_WORK REQUIRED_
Write out the listing below without alteration, omitting its pictures.

■ ■ ■ ■ ■ ■ ■

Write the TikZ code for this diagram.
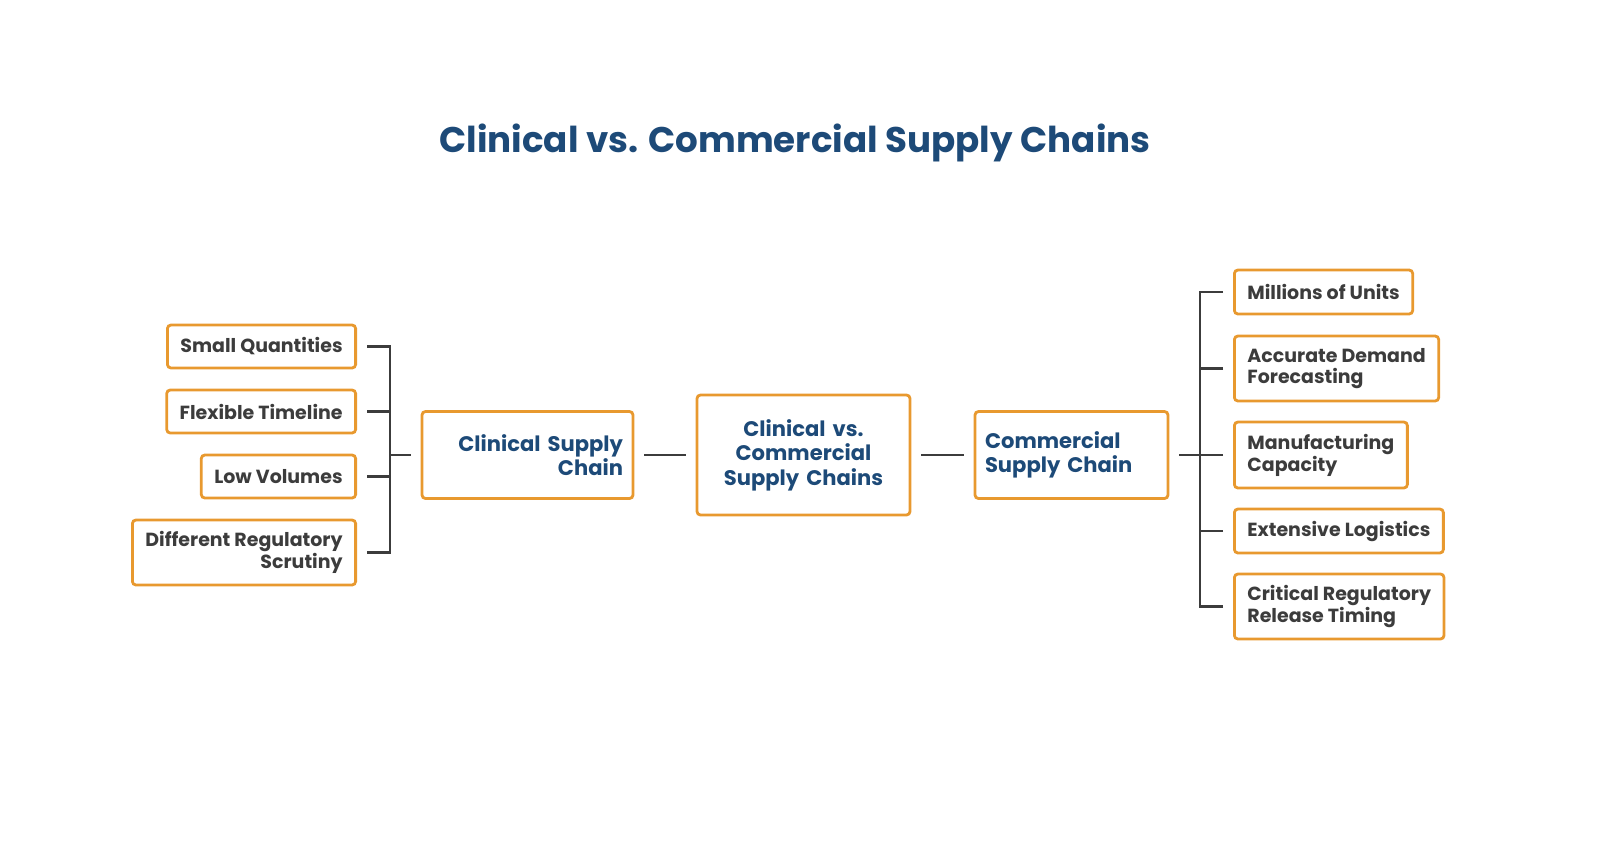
\documentclass[tikz,border=0pt]{standalone}
\usepackage{fontspec}
\setmainfont{Poppins}
\usetikzlibrary{positioning,calc}
\definecolor{boxorange}{HTML}{E8992F}
\definecolor{titleblue}{HTML}{1D4A78}
\definecolor{itemgray}{HTML}{3C3C3C}
\newdimen\px \px=0.02cm
\tikzset{
  item/.style={draw=boxorange, line width=1.6pt, rounded corners=2pt, font=\fontsize{10.8}{11.5}\selectfont\bfseries,
    text=itemgray, inner xsep=13\px, inner ysep=0pt},
  main/.style={draw=boxorange, line width=1.6pt, rounded corners=2pt, font=\fontsize{12}{14}\selectfont\bfseries,
    text=titleblue, inner xsep=10\px, inner ysep=0pt},
  link/.style={draw=itemgray, line width=1.3pt}
}
\begin{document}
\begin{tikzpicture}[x=0.02cm,y=-0.02cm]
  \useasboundingbox (0,0) rectangle (1600,840);
  % title
  \node[font=\fontsize{20.3}{22}\selectfont\bfseries, text=titleblue] (title) at (795,143) {Clinical vs. Commercial Supply Chains};

  % centre and the two branches
  \node[main, text width=193\px, align=center, minimum height=120\px] (centre) at (803.5,455) {Clinical vs.\\Commercial\\Supply Chains};
  \node[main, text width=191\px, align=right, minimum height=87\px] (clin) at (527.5,455) {Clinical Supply\\Chain};
  \node[main, text width=173\px, align=left, minimum height=87\px] (comm) at (1071.5,455) {Commercial\\Supply Chain};

  % left items
  \node[item, anchor=east, minimum height=43\px] (l1) at (357,346.5) {Small Quantities};
  \node[item, anchor=east, minimum height=43\px] (l2) at (357,411.5) {Flexible Timeline};
  \node[item, anchor=east, minimum height=43\px] (l3) at (357,476.5) {Low Volumes};
  \node[item, anchor=east, minimum height=65\px, align=right] (l4) at (357,552.5) {Different Regulatory\\Scrutiny};

  % right items
  \node[item, anchor=west, minimum height=44\px] (r1) at (1233,292) {Millions of Units};
  \node[item, anchor=west, minimum height=65\px, align=left] (r2) at (1233,368.5) {Accurate Demand\\Forecasting};
  \node[item, anchor=west, minimum height=66\px, align=left] (r3) at (1233,455) {Manufacturing\\Capacity};
  \node[item, anchor=west, minimum height=44\px] (r4) at (1233,531) {Extensive Logistics};
  \node[item, anchor=west, minimum height=65\px, align=left] (r5) at (1233,606.5) {Critical Regulatory\\Release Timing};

  % joints
  \coordinate (jl) at (390,455);
  \coordinate (jr) at (1200,455);

  % connectors
  \foreach \n in {l1,l2,l3,l4}
    \draw[link] ([xshift=10\px]\n.east) -| (jl);
  \draw[link] (jl) -- ([xshift=-10\px]clin.west);
  \foreach \n in {r1,r2,r3,r4,r5}
    \draw[link] ([xshift=-10\px]\n.west) -| (jr);
  \draw[link] (jr) -- ([xshift=10\px]comm.east);
  \draw[link] ([xshift=10\px]clin.east) -- ([xshift=-10\px]centre.west);
  \draw[link] ([xshift=10\px]centre.east) -- ([xshift=-10\px]comm.west);
\end{tikzpicture}
\end{document}
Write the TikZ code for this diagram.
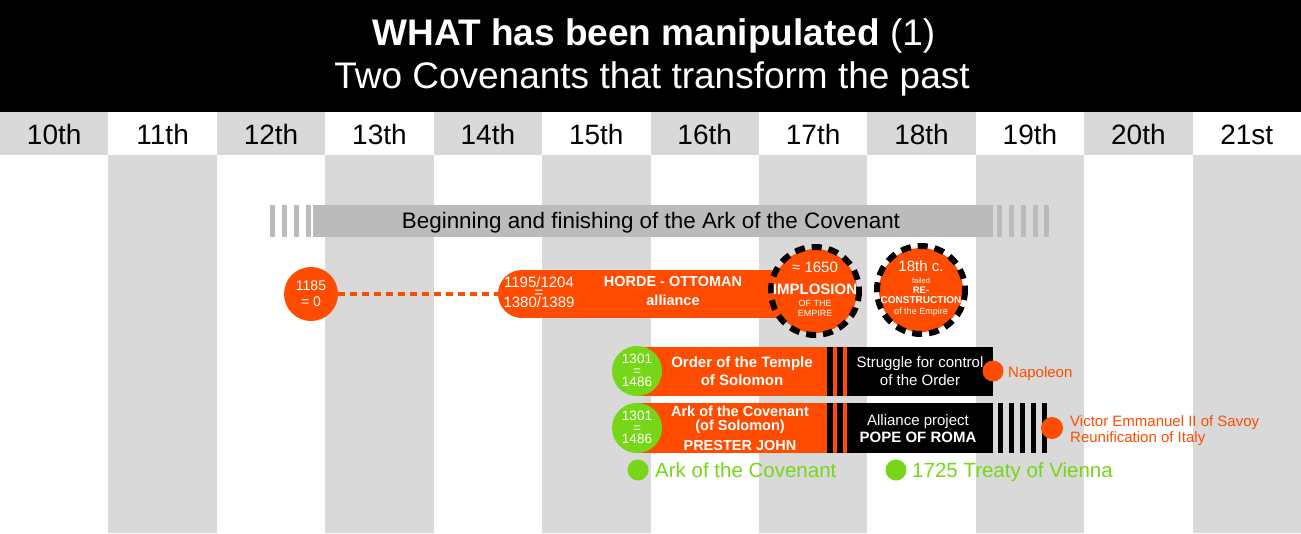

■ ■ ■ ■ ■ ■ ■

_COMPLETED TASK_
Write the TikZ code for this diagram.
\documentclass[tikz,border=0pt]{standalone}
\usepackage{fontspec}
\setmainfont{Poppins}
\usetikzlibrary{positioning,calc}
\definecolor{boxorange}{HTML}{E8992F}
\definecolor{titleblue}{HTML}{1D4A78}
\definecolor{itemgray}{HTML}{3C3C3C}
\newdimen\px \px=0.02cm
\tikzset{
  item/.style={draw=boxorange, line width=1.6pt, rounded corners=2pt, font=\fontsize{10.8}{11.5}\selectfont\bfseries,
    text=itemgray, inner xsep=13\px, inner ysep=0pt},
  main/.style={draw=boxorange, line width=1.6pt, rounded corners=2pt, font=\fontsize{12}{14}\selectfont\bfseries,
    text=titleblue, inner xsep=10\px, inner ysep=0pt},
  link/.style={draw=itemgray, line width=1.3pt}
}
\begin{document}
\begin{tikzpicture}[x=0.02cm,y=-0.02cm]
  \useasboundingbox (0,0) rectangle (1600,840);
  % title
  \node[font=\fontsize{20.3}{22}\selectfont\bfseries, text=titleblue] (title) at (795,143) {Clinical vs. Commercial Supply Chains};

  % centre and the two branches
  \node[main, text width=193\px, align=center, minimum height=120\px] (centre) at (803.5,455) {Clinical vs.\\Commercial\\Supply Chains};
  \node[main, text width=191\px, align=right, minimum height=87\px] (clin) at (527.5,455) {Clinical Supply\\Chain};
  \node[main, text width=173\px, align=left, minimum height=87\px] (comm) at (1071.5,455) {Commercial\\Supply Chain};

  % left items
  \node[item, anchor=east, minimum height=43\px] (l1) at (357,346.5) {Small Quantities};
  \node[item, anchor=east, minimum height=43\px] (l2) at (357,411.5) {Flexible Timeline};
  \node[item, anchor=east, minimum height=43\px] (l3) at (357,476.5) {Low Volumes};
  \node[item, anchor=east, minimum height=65\px, align=right] (l4) at (357,552.5) {Different Regulatory\\Scrutiny};

  % right items
  \node[item, anchor=west, minimum height=44\px] (r1) at (1233,292) {Millions of Units};
  \node[item, anchor=west, minimum height=65\px, align=left] (r2) at (1233,368.5) {Accurate Demand\\Forecasting};
  \node[item, anchor=west, minimum height=66\px, align=left] (r3) at (1233,455) {Manufacturing\\Capacity};
  \node[item, anchor=west, minimum height=44\px] (r4) at (1233,531) {Extensive Logistics};
  \node[item, anchor=west, minimum height=65\px, align=left] (r5) at (1233,606.5) {Critical Regulatory\\Release Timing};

  % joints
  \coordinate (jl) at (390,455);
  \coordinate (jr) at (1200,455);

  % connectors
  \foreach \n in {l1,l2,l3,l4}
    \draw[link] ([xshift=10\px]\n.east) -| (jl);
  \draw[link] (jl) -- ([xshift=-10\px]clin.west);
  \foreach \n in {r1,r2,r3,r4,r5}
    \draw[link] ([xshift=-10\px]\n.west) -| (jr);
  \draw[link] (jr) -- ([xshift=10\px]comm.east);
  \draw[link] ([xshift=10\px]clin.east) -- ([xshift=-10\px]centre.west);
  \draw[link] ([xshift=10\px]centre.east) -- ([xshift=-10\px]comm.west);
\end{tikzpicture}
\end{document}
Write the TikZ code for this diagram.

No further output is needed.